The health industry has been an early adopter of the internet of things (IoT). Nearly half (46%) of executives who participated in PwC's 2019 survey said their organization is actively using IoT, and another 21% stated they have IoT projects in development. Their main ambition is efficiency: 54% already use IoT to improve operations, and another 21% plan to do so in the next two years. Areas in which IoT technology is most active today include supply chain (45%), employee and customer operations (40%) and logistics (40%).
As with the other industries surveyed, health organizations keep issues related to trusted tech top of mind. Trust concerns have even caused some companies to stop or slow down their IoT projects. Yet, 56% are taking steps to ensure data integrity, 54% are working on cybersecurity issues and 47% are actively tackling consumer or employee privacy.
Overall, health industry execs are optimistic, with 90% believing that IoT’s benefits outweigh its risks. In addition, 79% believe that IoT will help them grow revenue or increase profits.
Locating and managing assets
Knowing the exact location of life-saving devices and essential equipment like infusion pumps results in fewer delays for patients and helps optimize machine use. About a third (36%) of healthcare execs use IoT to manage critical assets, and another 20% plan to do so in the next two years. Since newer real-time location systems do not require beacons (which can be costly and challenging to maintain in a healthcare setting), companies can often get a pilot running in weeks, with minimal disruption to facility operations. Beyond inventory control, 29% are currently using IoT for predictive maintenance, with 31% planning to do so in the near future.
Creating a single source of truth in the supply chain
When combined with blockchain and AI—which 45% and 52%, respectively, of health organizations are piloting or have implemented—IoT can automate trust within a supply chain. By creating a digital “birth certificate” for a product, the manufacturer, logistics provider, distributors, wholesalers and hospitals can get accurate information on its whereabouts, provenance and other attributes. An IoT tag on each device contains the birth certificate, and a single instance is stored on a blockchain to create a secure, unchangeable record. Each participant, such as a hospital, views the information via its own ERP system, which is integrated with the blockchain.

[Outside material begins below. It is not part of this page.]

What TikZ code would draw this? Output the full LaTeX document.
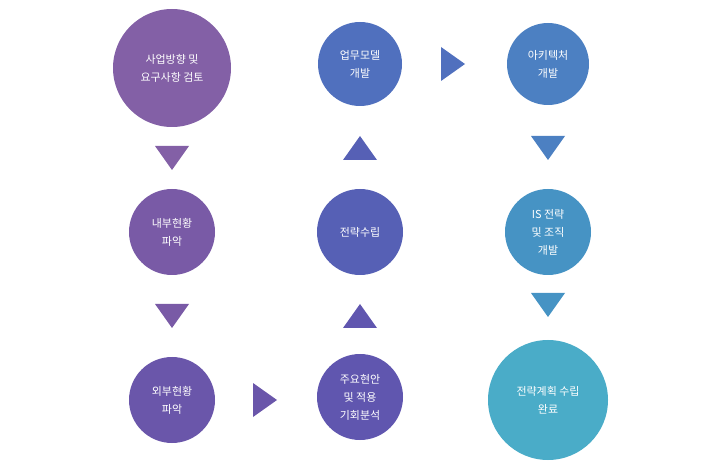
\documentclass[tikz,border=0pt]{standalone}
\usepackage{fontspec}
\setmainfont{Noto Sans CJK KR}
\usetikzlibrary{positioning}
\definecolor{cA}{RGB}{131,96,166}
\definecolor{cB}{RGB}{121,90,166}
\definecolor{cC}{RGB}{106,86,170}
\definecolor{cD}{RGB}{96,86,175}
\definecolor{cE}{RGB}{86,96,181}
\definecolor{cF}{RGB}{80,112,190}
\definecolor{cG}{RGB}{76,128,194}
\definecolor{cH}{RGB}{70,147,196}
\definecolor{cI}{RGB}{74,172,200}
\tikzset{
  stepNode/.style={circle,fill=#1,text=white,align=center,font=\fontsize{11}{18}\selectfont,inner sep=0pt},
  pics/tri/.style={code={\fill[#1] (-17,12) -- (17,12) -- (0,-12) -- cycle;}},
}
\begin{document}
\begin{tikzpicture}[x=1bp,y=-1bp]
  \useasboundingbox (0,0) rectangle (720,464);
  \node[stepNode=cA,minimum size=118bp] (req) at (172,68) {사업방향 및\\요구사항 검토};
  \node[stepNode=cB,minimum size=86bp] (inner) at (172,232) {내부현황\\파악};
  \node[stepNode=cC,minimum size=86bp] (outer) at (172,400) {외부현황\\파악};
  \node[stepNode=cD,minimum size=86bp] (issue) at (360,397) {주요현안\\및 적용\\기회분석};
  \node[stepNode=cE,minimum size=86bp] (strat) at (360,232) {전략수립};
  \node[stepNode=cF,minimum size=84bp] (biz) at (360,64) {업무모델\\개발};
  \node[stepNode=cG,minimum size=82bp] (arch) at (548,64) {아키텍처\\개발};
  \node[stepNode=cH,minimum size=86bp] (isorg) at (548,232) {IS 전략\\및 조직\\개발};
  \node[stepNode=cI,minimum size=120bp] (done) at (548,400) {전략계획 수립\\완료};

  \pic[rotate=180] at (172,158) {tri=cA};
  \pic[rotate=180] at (172,316) {tri=cB};
  \pic[rotate=-90] at (265,400) {tri=cC};
  \pic at (360,316) {tri=cD};
  \pic at (360,148) {tri=cE};
  \pic[rotate=-90] at (453,64) {tri=cF};
  \pic[rotate=180] at (548,148) {tri=cG};
  \pic[rotate=180] at (548,305) {tri=cH};
\end{tikzpicture}
\end{document}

Enhancing the employee and patient experience
About a third (36%) of health industry execs are already using IoT to improve security and safety for their staff and patients, and another 18% plan to do so. In a hospital setting, medical teams can track the location of patients wearing wristbands with sensors as they move through the surgical process—and deliver relevant information to families via their smartphones and digital signage in waiting rooms. Such trackers also can determine how long a healthcare worker has spent with a patient and can ensure that patients receive the right medication at the right time. And hospital staff can use on-demand alert buttons to summon help when needed. Facial recognition can also improve security by validating which staff, patients or visitors should have access to certain areas, such as the maternity ward.
About a third (36%) of health industry execs are already using IoT to improve security and safety for their staff and patients, and another 18% plan to do so.
Capturing data to drive better outcomes
Gaining new insights about patients by collecting data remotely is a big draw for health organizations: 35% have already done so, and 47% plan to within two years. Some examples include home monitoring of patients using connected blood pressure, glucose and other devices, which enables doctors and nurses to track patients more closely and identify individuals who are at risk. Such data can also be plugged into analytics software to study patient compliance.